Using the TaskFlow API, I have a task with this structure:
@task(multiple_outputs=True)
def decorated_task(
inputs: list[dict],
logical_date: str,
project_id: str,
bucket_name: str,
) -> dict[str, str]:
# Implementation details
return {}
Being called like this in the DAG:
@dag(
dag_id=dag_id,
# ...
default_args={
"depends_on_past": False,
"retries": 3,
"retry_delay": timedelta(hours=1),
},
)
def decorated_dag():
# ...
task_date = "{{ (dag_run.logical_date - macros.timedelta(days=1)) | ds_nodash }}"
# ...
decorated_task_result = decorated_task(
inputs=inputs,
logical_date=task_date,
project_id=PROJECT_ID,
bucket_name=BUCKET_NAME,
)
I'm getting this error in the scheduler:
ValueError: non-default argument follows default argument
with trace:
File "/usr/local/airflow/.local/lib/python3.11/site-packages/airflow/models/dag.py", line 3944, in factory
f(**f_kwargs)
File "/usr/local/airflow/dags/dag_file.py", line 160, in decorated_dag
decorated_task_result = decorated_task(
^^^^^^^^^^^^^^
File "/usr/local/airflow/.local/lib/python3.11/site-packages/airflow/decorators/base.py", line 366, in __call__
op = self.operator_class(
^^^^^^^^^^^^^^^^^^^^
File "/usr/local/airflow/.local/lib/python3.11/site-packages/airflow/models/baseoperator.py", line 437, in apply_defaults
result = func(self, **kwargs, default_args=default_args)

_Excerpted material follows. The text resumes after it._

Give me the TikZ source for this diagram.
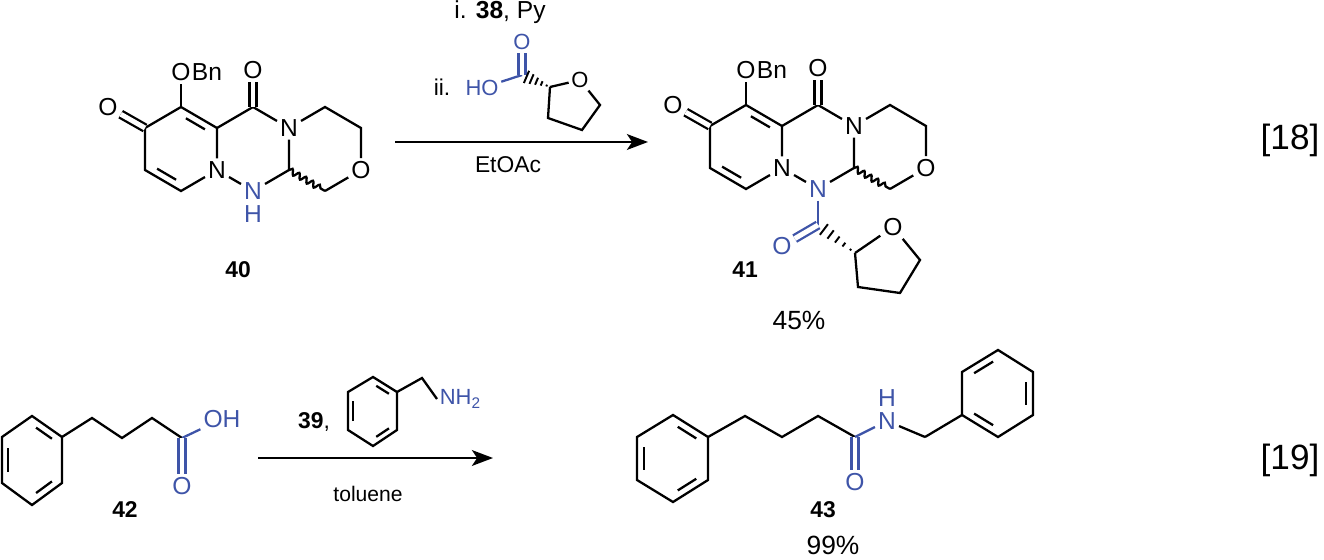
\documentclass[tikz,border=0pt]{standalone}
\usepackage{fontspec}
\setmainfont{Liberation Sans}
\usetikzlibrary{calc,arrows.meta,decorations.pathmorphing}
\definecolor{chemblue}{RGB}{62,84,168}

% inner line of a ring double bond, pulled towards the ring centre
\newcommand\ringdb[3]{\draw[bond] ($(#1)!.17!(#2)!.2!(#3)$) -- ($(#2)!.17!(#1)!.2!(#3)$);}
% hashed bond, narrow at #1
\newcommand\hashbond[2]{%
  \foreach \t in {0.12,0.3,0.48,0.66,0.84}{%
    \pgfmathsetlengthmacro\hw{\t*4.5pt}%
    \coordinate (hp) at ($(#1)!\t!(#2)$);
    \draw[line width=1.1pt] ($(hp)!\hw!90:(#2)$) -- ($(hp)!\hw!-90:(#2)$);}}
% tricyclic core, bottom nitrogen (#1-n2) must exist
\newcommand\tricycle[1]{%
  \coordinate (#1-c7) at (145,128);
  \coordinate (#1-c8) at (181,107);
  \coordinate (#1-c9) at (217,128);
  \node[atom] (#1-n1) at (217,170) {N};
  \coordinate (#1-c5) at (181,191);
  \coordinate (#1-c6) at (145,170);
  \coordinate (#1-r1) at (181,149);
  \coordinate (#1-cc) at (253,107);
  \node[atom] (#1-na) at (289,128) {N};
  \coordinate (#1-ch) at (289,170);
  \coordinate (#1-m1) at (325,107);
  \coordinate (#1-m2) at (361,128);
  \node[atom] (#1-om) at (361,170) {O};
  \coordinate (#1-m4) at (325,191);
  \node[atom] (#1-ok) at (108,107) {O};
  \node[atom] (#1-obn) at (181,72) {O};
  \node[atom,anchor=west,inner sep=0pt,xshift=-1.2pt] at (#1-obn.east) {Bn};
  \node[atom] (#1-oc) at (253,70) {O};
  \draw[bond] (#1-n1) -- (#1-c9) -- (#1-c8) -- (#1-c7) -- (#1-c6) -- (#1-c5) -- (#1-n1);
  \ringdb{#1-c8}{#1-c9}{#1-r1}
  \ringdb{#1-c5}{#1-c6}{#1-r1}
  \draw[dbond] (#1-c7) -- (#1-ok);
  \draw[bond] (#1-c8) -- (#1-obn);
  \draw[bond] (#1-c9) -- (#1-cc) -- (#1-na) -- (#1-m1) -- (#1-m2) -- (#1-om) -- (#1-m4);
  \draw[dbond] (#1-cc) -- (#1-oc);
  \draw[bond] (#1-na) -- (#1-ch) -- (#1-n2) -- (#1-n1);
  \draw[bond,decorate,decoration={snake,amplitude=1.6pt,segment length=4.5pt,post length=2pt}] (#1-ch) -- (#1-m4);}

\begin{document}
\begin{tikzpicture}[x=0.02cm,y=-0.02cm,
  bond/.style={line width=1.3pt},
  dbond/.style={line width=1.3pt,double,double distance=2.8pt},
  atom/.style={inner sep=1.6pt,font=\fontsize{14}{15}\selectfont},
  small atom/.style={inner sep=1.4pt,font=\fontsize{12.5}{13}\selectfont},
  cmpd/.style={font=\fontsize{13}{14}\selectfont\bfseries},
  yield/.style={font=\fontsize{15}{16}\selectfont},
  cond/.style={font=\fontsize{13}{14}\selectfont},
  eqno/.style={font=\fontsize{20}{21}\selectfont},
  rxn arrow/.style={line width=1.3pt,-{Stealth[length=12pt,width=9pt,inset=3pt]}}]
  \useasboundingbox (0,0) rectangle (1324,560);

  % [18]
  \node[atom,text=chemblue] (a-n2) at (253,191) {N};
  \node[atom,text=chemblue,anchor=north] (a-h) at (a-n2.south) {H};
  \tricycle{a}
  \node[cmpd] (l40) at (238,270) {40};

  \coordinate (ar1s) at (395,142);
  \coordinate (ar1e) at (648,142);
  \draw[rxn arrow] (ar1s) -- (ar1e);
  \node[cond,font=\fontsize{14}{15}\selectfont] (c1) at (500,12) {i. \textbf{38}, Py};
  \node[cond] (c2) at (442,87) {ii.};
  \node[small atom,text=chemblue] (r-oh) at (482,88) {HO};
  \coordinate (r-c) at (522,75);
  \node[small atom,text=chemblue] (r-o) at (522,42) {O};
  \coordinate (r-c2) at (550,87);
  \node[small atom] (r-ot) at (580,80) {O};
  \coordinate (r-c5) at (600,105);
  \coordinate (r-c4) at (582,130);
  \coordinate (r-c3) at (548,118);
  \draw[bond,chemblue] (r-oh) -- (r-c);
  \draw[dbond,chemblue] (r-c) -- (r-o);
  \hashbond{r-c2}{r-c}
  \draw[bond] (r-c2) -- (r-ot) -- (r-c5) -- (r-c4) -- (r-c3) -- (r-c2);
  \node[cond] (c3) at (508,165) {EtOAc};

  \begin{scope}[shift={(565,-2)}]
    \node[atom,text=chemblue] (b-n2) at (253,191) {N};
    \tricycle{b}
    \coordinate (b-ca) at (253,227);
    \node[atom,text=chemblue] (b-oa) at (217,248) {O};
    \coordinate (b-t2) at (290,255);
    \node[atom] (b-to) at (328,229) {O};
    \coordinate (b-t5) at (355,262);
    \coordinate (b-t4) at (335,295);
    \coordinate (b-t3) at (293,289);
    \draw[bond,chemblue] (b-n2) -- (b-ca);
    \draw[dbond,chemblue] (b-ca) -- (b-oa);
    \hashbond{b-t2}{b-ca}
    \draw[bond] (b-t2) -- (b-to) -- (b-t5) -- (b-t4) -- (b-t3) -- (b-t2);
  \end{scope}
  \node[cmpd] (l41) at (745,270) {41};
  \node[yield] (y41) at (799,320) {45\%};
  \node[eqno] (e18) at (1290,140) {[18]};

  % [19]
  \coordinate (p1) at (32,416);
  \coordinate (p2) at (62,437);
  \coordinate (p3) at (62,483);
  \coordinate (p4) at (32,505);
  \coordinate (p5) at (2,483);
  \coordinate (p6) at (2,437);
  \coordinate (pc) at (32,460);
  \draw[bond] (p1) -- (p2) -- (p3) -- (p4) -- (p5) -- (p6) -- cycle;
  \ringdb{p1}{p2}{pc}
  \ringdb{p3}{p4}{pc}
  \ringdb{p5}{p6}{pc}
  \coordinate (k1) at (92,418);
  \coordinate (k2) at (122,438);
  \coordinate (k3) at (152,418);
  \coordinate (k4) at (182,438);
  \node[atom,text=chemblue] (k-oh) at (222,419) {OH};
  \node[atom,text=chemblue] (k-o) at (182,486) {O};
  \draw[bond] (p2) -- (k1) -- (k2) -- (k3) -- (k4);
  \draw[bond,chemblue] (k4) -- (k-oh);
  \draw[dbond,chemblue] (k4) -- (k-o);
  \node[cmpd] (l42) at (125,510) {42};

  \coordinate (ar2s) at (258,458);
  \coordinate (ar2e) at (493,458);
  \draw[rxn arrow] (ar2s) -- (ar2e);
  \node[cond,font=\fontsize{13}{14}\selectfont\bfseries] (c4) at (314,422) {39\textmd{,}};
  \coordinate (q1) at (373,377);
  \coordinate (q2) at (397,392);
  \coordinate (q3) at (397,430);
  \coordinate (q4) at (373,446);
  \coordinate (q5) at (348,430);
  \coordinate (q6) at (348,392);
  \coordinate (qc) at (373,411);
  \draw[bond] (q1) -- (q2) -- (q3) -- (q4) -- (q5) -- (q6) -- cycle;
  \ringdb{q1}{q2}{qc}
  \ringdb{q3}{q4}{qc}
  \ringdb{q5}{q6}{qc}
  \coordinate (q-ch) at (422,378);
  \node[small atom,text=chemblue,anchor=west] (q-n) at (437,399) {NH\textsubscript{2}};
  \draw[bond] (q2) -- (q-ch) -- (q-n.west);
  \node[cond,font=\fontsize{12}{13}\selectfont] (c5) at (368,494) {toluene};

  \coordinate (s1) at (673,415);
  \coordinate (s2) at (708,437);
  \coordinate (s3) at (708,480);
  \coordinate (s4) at (673,502);
  \coordinate (s5) at (637,480);
  \coordinate (s6) at (637,437);
  \coordinate (sc) at (673,459);
  \draw[bond] (s1) -- (s2) -- (s3) -- (s4) -- (s5) -- (s6) -- cycle;
  \ringdb{s1}{s2}{sc}
  \ringdb{s3}{s4}{sc}
  \ringdb{s5}{s6}{sc}
  \coordinate (t1) at (745,416);
  \coordinate (t2) at (782,437);
  \coordinate (t3) at (818,416);
  \coordinate (t4) at (855,437);
  \node[atom,text=chemblue] (t-o) at (855,482) {O};
  \node[atom,text=chemblue] (t-n) at (887,421) {N};
  \node[atom,text=chemblue,anchor=south] (t-h) at (t-n.north) {H};
  \coordinate (t-ch) at (925,437);
  \draw[bond] (s2) -- (t1) -- (t2) -- (t3) -- (t4);
  \draw[dbond,chemblue] (t4) -- (t-o);
  \draw[bond,chemblue] (t4) -- (t-n);
  \draw[bond] (t-n) -- (t-ch);
  \coordinate (g1) at (962,415);
  \coordinate (g2) at (962,372);
  \coordinate (g3) at (998,350);
  \coordinate (g4) at (1033,372);
  \coordinate (g5) at (1033,415);
  \coordinate (g6) at (998,437);
  \coordinate (gc) at (998,393);
  \draw[bond] (g1) -- (g2) -- (g3) -- (g4) -- (g5) -- (g6) -- cycle;
  \ringdb{g2}{g3}{gc}
  \ringdb{g4}{g5}{gc}
  \ringdb{g6}{g1}{gc}
  \draw[bond] (t-ch) -- (g1);
  \node[cmpd] (l43) at (823,510) {43};
  \node[yield] (y43) at (833,545) {99\%};
  \node[eqno] (e19) at (1290,460) {[19]};
\end{tikzpicture}
\end{document}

^^^^^^^^^^^^^^^^^^^^^^^^^^^^^^^^^^^^^^^^^^^^^^^
File "/usr/local/airflow/.local/lib/python3.11/site-packages/airflow/decorators/python.py", line 52, in __init__
super().__init__(
File "/usr/local/airflow/.local/lib/python3.11/site-packages/airflow/models/baseoperator.py", line 437, in apply_defaults
result = func(self, **kwargs, default_args=default_args)
^^^^^^^^^^^^^^^^^^^^^^^^^^^^^^^^^^^^^^^^^^^^^^^
File "/usr/local/airflow/.local/lib/python3.11/site-packages/airflow/decorators/base.py", line 217, in __init__
signature = signature.replace(parameters=parameters)

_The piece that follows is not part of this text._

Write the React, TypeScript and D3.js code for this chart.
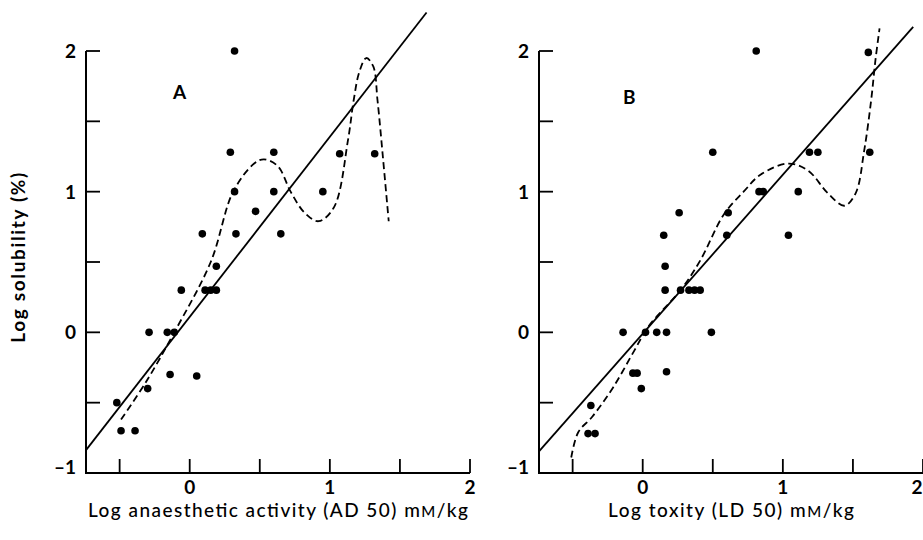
import { useEffect, useRef } from "react";
import * as d3 from "d3";

// values: [log x, log solubility]
const pointsA: [number, number][] = [
  [0.32, 2.0], [0.29, 1.28], [0.6, 1.28], [1.07, 1.27], [1.32, 1.27],
  [0.32, 1.0], [0.6, 1.0], [0.95, 1.0], [0.47, 0.86], [0.09, 0.7],
  [0.33, 0.7], [0.65, 0.7], [0.19, 0.47], [-0.06, 0.3], [0.11, 0.3],
  [0.15, 0.3], [0.19, 0.3], [-0.29, 0.0], [-0.16, 0.0], [-0.11, 0.0],
  [-0.14, -0.3], [0.05, -0.31], [-0.3, -0.4], [-0.52, -0.5],
  [-0.49, -0.7], [-0.39, -0.7],
];
const pointsB: [number, number][] = [
  [0.81, 2.0], [1.61, 1.99], [0.5, 1.28], [1.19, 1.28], [1.25, 1.28],
  [1.62, 1.28], [0.83, 1.0], [0.86, 1.0], [1.11, 1.0], [0.26, 0.85],
  [0.61, 0.85], [0.15, 0.69], [0.6, 0.69], [1.04, 0.69], [0.16, 0.47],
  [0.16, 0.3], [0.27, 0.3], [0.33, 0.3], [0.37, 0.3], [0.41, 0.3],
  [-0.14, 0.0], [0.02, 0.0], [0.1, 0.0], [0.17, 0.0], [0.49, 0.0],
  [-0.07, -0.29], [-0.04, -0.29], [0.17, -0.28], [-0.01, -0.4],
  [-0.37, -0.52], [-0.39, -0.72], [-0.34, -0.72],
];
// dashed curves
const curveA: [number, number][] = [
  [-0.49, -0.62], [-0.31, -0.35], [-0.11, 0.0], [0.15, 0.5], [0.31, 1.0],
  [0.46, 1.2], [0.53, 1.23], [0.63, 1.18], [0.72, 1.0], [0.82, 0.85],
  [0.92, 0.79], [1.03, 0.89], [1.13, 1.37], [1.17, 1.65], [1.21, 1.85],
  [1.26, 1.95], [1.31, 1.89], [1.34, 1.65], [1.38, 1.23], [1.42, 0.79],
];
const curveB: [number, number][] = [
  [-0.51, -0.89], [-0.46, -0.71], [-0.36, -0.6], [-0.21, -0.39],
  [-0.06, -0.13], [0.04, 0.04], [0.27, 0.3], [0.41, 0.51], [0.58, 0.84],
  [0.72, 1.0], [0.84, 1.12], [1.04, 1.2], [1.18, 1.15], [1.32, 0.99],
  [1.44, 0.9], [1.52, 0.99], [1.58, 1.29], [1.63, 1.65], [1.66, 1.93],
  [1.69, 2.16],
];
// regression lines: [x start, x end, intercept, slope]
const fitA = [-0.74, 1.69, 0.11, 1.28];
const fitB = [-0.74, 1.93, -0.01, 1.13];

const xTicks = [-0.5, 0, 0.5, 1, 1.5, 2];
const yTicks = [-0.5, 0, 0.5, 1, 1.5, 2];
const xLabels = [0, 1, 2];
const yLabels = [-1, 0, 1, 2];

const FONT = "Lato, 'Open Sans', sans-serif";

export default function App() {
  const ref = useRef<SVGSVGElement>(null);

  useEffect(() => {
    const svg = d3.select(ref.current);
    svg.selectAll("*").remove();

    const y = d3.scaleLinear().domain([-1, 2]).range([473, 51]);

    function panel(
      left: number,
      pts: [number, number][],
      curve: [number, number][],
      fit: number[],
      letter: string,
      letterPos: [number, number],
      xTitle: string,
      titleWidth: number,
      hasYTitle: boolean
    ) {
      const x = d3.scaleLinear().domain([-0.74, 2]).range([left, left + 384]);
      const g = svg.append("g");

      // axes
      g.append("line")
        .attr("x1", x(-0.74)).attr("x2", x(-0.74))
        .attr("y1", y(2)).attr("y2", y(-1) + 1)
        .attr("stroke", "#000").attr("stroke-width", 2);
      g.append("line")
        .attr("x1", x(-0.74) - 1).attr("x2", x(2))
        .attr("y1", y(-1)).attr("y2", y(-1))
        .attr("stroke", "#000").attr("stroke-width", 2);

      g.selectAll(".yt").data(yTicks).enter().append("line")
        .attr("x1", x(-0.74)).attr("x2", x(-0.74) + 14)
        .attr("y1", (d) => y(d)).attr("y2", (d) => y(d))
        .attr("stroke", "#000").attr("stroke-width", 1.8);
      g.selectAll(".xt").data(xTicks).enter().append("line")
        .attr("x1", (d) => x(d)).attr("x2", (d) => x(d))
        .attr("y1", y(-1)).attr("y2", y(-1) - 14)
        .attr("stroke", "#000").attr("stroke-width", 1.8);

      g.selectAll(".yl").data(yLabels).enter().append("text")
        .attr("x", x(-0.74) - 10)
        .attr("y", (d) => y(d) + (d === -1 ? 1 : 7))
        .attr("text-anchor", "end")
        .attr("font-family", FONT).attr("font-size", 19).attr("font-weight", 700)
        .text((d) => (d < 0 ? "\u2013" + Math.abs(d) : String(d)));
      g.selectAll(".xl").data(xLabels).enter().append("text")
        .attr("x", (d) => Math.min(x(d), 917)).attr("y", 494)
        .attr("text-anchor", "middle")
        .attr("font-family", FONT).attr("font-size", 19).attr("font-weight", 700)
        .text((d) => String(d));

      // regression line
      g.append("line")
        .attr("x1", x(fit[0])).attr("y1", y(fit[2] + fit[3] * fit[0]))
        .attr("x2", x(fit[1])).attr("y2", y(fit[2] + fit[3] * fit[1]))
        .attr("stroke", "#000").attr("stroke-width", 1.8);

      // dashed curve
      const line = d3.line<[number, number]>()
        .x((d) => x(d[0])).y((d) => y(d[1]))
        .curve(d3.curveCatmullRom.alpha(0.5));
      g.append("path")
        .attr("d", line(curve))
        .attr("fill", "none").attr("stroke", "#000")
        .attr("stroke-width", 1.8).attr("stroke-dasharray", "7,4");

      g.selectAll(".pt").data(pts).enter().append("circle")
        .attr("cx", (d) => x(d[0])).attr("cy", (d) => y(d[1]))
        .attr("r", 3.8).attr("fill", "#000");

      g.append("text")
        .attr("x", x(letterPos[0])).attr("y", y(letterPos[1]))
        .attr("font-family", FONT).attr("font-size", 19).attr("font-weight", 700)
        .text(letter);

      const t = g.append("text")
        .attr("x", x(0.63)).attr("y", 517)
        .attr("text-anchor", "middle")
        .attr("font-family", FONT).attr("font-size", 19).attr("font-weight", 500)
        .attr("textLength", titleWidth).attr("lengthAdjust", "spacing")
        .text(xTitle + " m");
      t.append("tspan").attr("font-size", 15).text("M");
      t.append("tspan").text("/kg");

      if (hasYTitle) {
        g.append("text")
          .attr("transform", `translate(25, ${y(0.53)}) rotate(-90)`)
          .attr("text-anchor", "middle")
          .attr("font-family", FONT).attr("font-size", 19).attr("font-weight", 700)
          .attr("textLength", 170).attr("lengthAdjust", "spacing")
          .text("Log solubility (%)");
      }
    }

    panel(86, pointsA, curveA, fitA, "A", [-0.12, 1.66], "Log anaesthetic activity (AD 50)", 380, true);
    panel(539, pointsB, curveB, fitB, "B", [-0.14, 1.62], "Log toxity (LD 50)", 246, false);
  }, []);

  return (
    <svg
      ref={ref}
      width={923}
      height={540}
      style={{ position: "absolute", left: 0, top: 0, background: "#fff" }}
    />
  );
}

^^^^^^^^^^^^^^^^^^^^^^^^^^^^^^^^^^^^^^^^
File "/usr/local/lib/python3.11/inspect.py", line 3052, in replace
return type(self)(parameters,
^^^^^^^^^^^^^^^^^^^^^^
File "/usr/local/lib/python3.11/inspect.py", line 3008, in __init__
raise ValueError(msg)
ValueError: non-default argument follows default argument
It's clearly something internal to Airflow as suggested by the stack trace. I couldn't find anything similar on the Internet nor the GitHub Issues of Airflow.
As the stack trace says, the error comes from this code in the DecoratedOperator
class in decorators/base.py
:
# Check the decorated function's signature. We go through the argument
# list and "fill in" defaults to arguments that are known context keys,
# since values for those will be provided when the task is run. Since
# we're not actually running the function, None is good enough here.
signature = inspect.signature(python_callable)
parameters = [
param.replace(default=None) if param.name in KNOWN_CONTEXT_KEYS else param
for param in signature.parameters.values()
]
signature = signature.replace(parameters=parameters)
The KNOWN_CONTEXT_KEYS
variable is a long set that represents the Airflow context variables:
KNOWN_CONTEXT_KEYS = {
"conf",
# ...
"logical_date",
# ...
}
The logical_date
context variable is used in our task function signature. From here we can deduce that putting that parameter name at the end of the decorated_task
function parameter list fixes the issue.
@task(multiple_outputs=True)
def decorated_task(
inputs: list[dict],
project_id: str,
bucket_name: str,
logical_date: str,
) -> dict[str, str]:
# Implementation details
return {}
I made a PR to Airflow to improve the error message on these cases so hopefully it's clearer starting a later minor version of 2.8, or 2.9.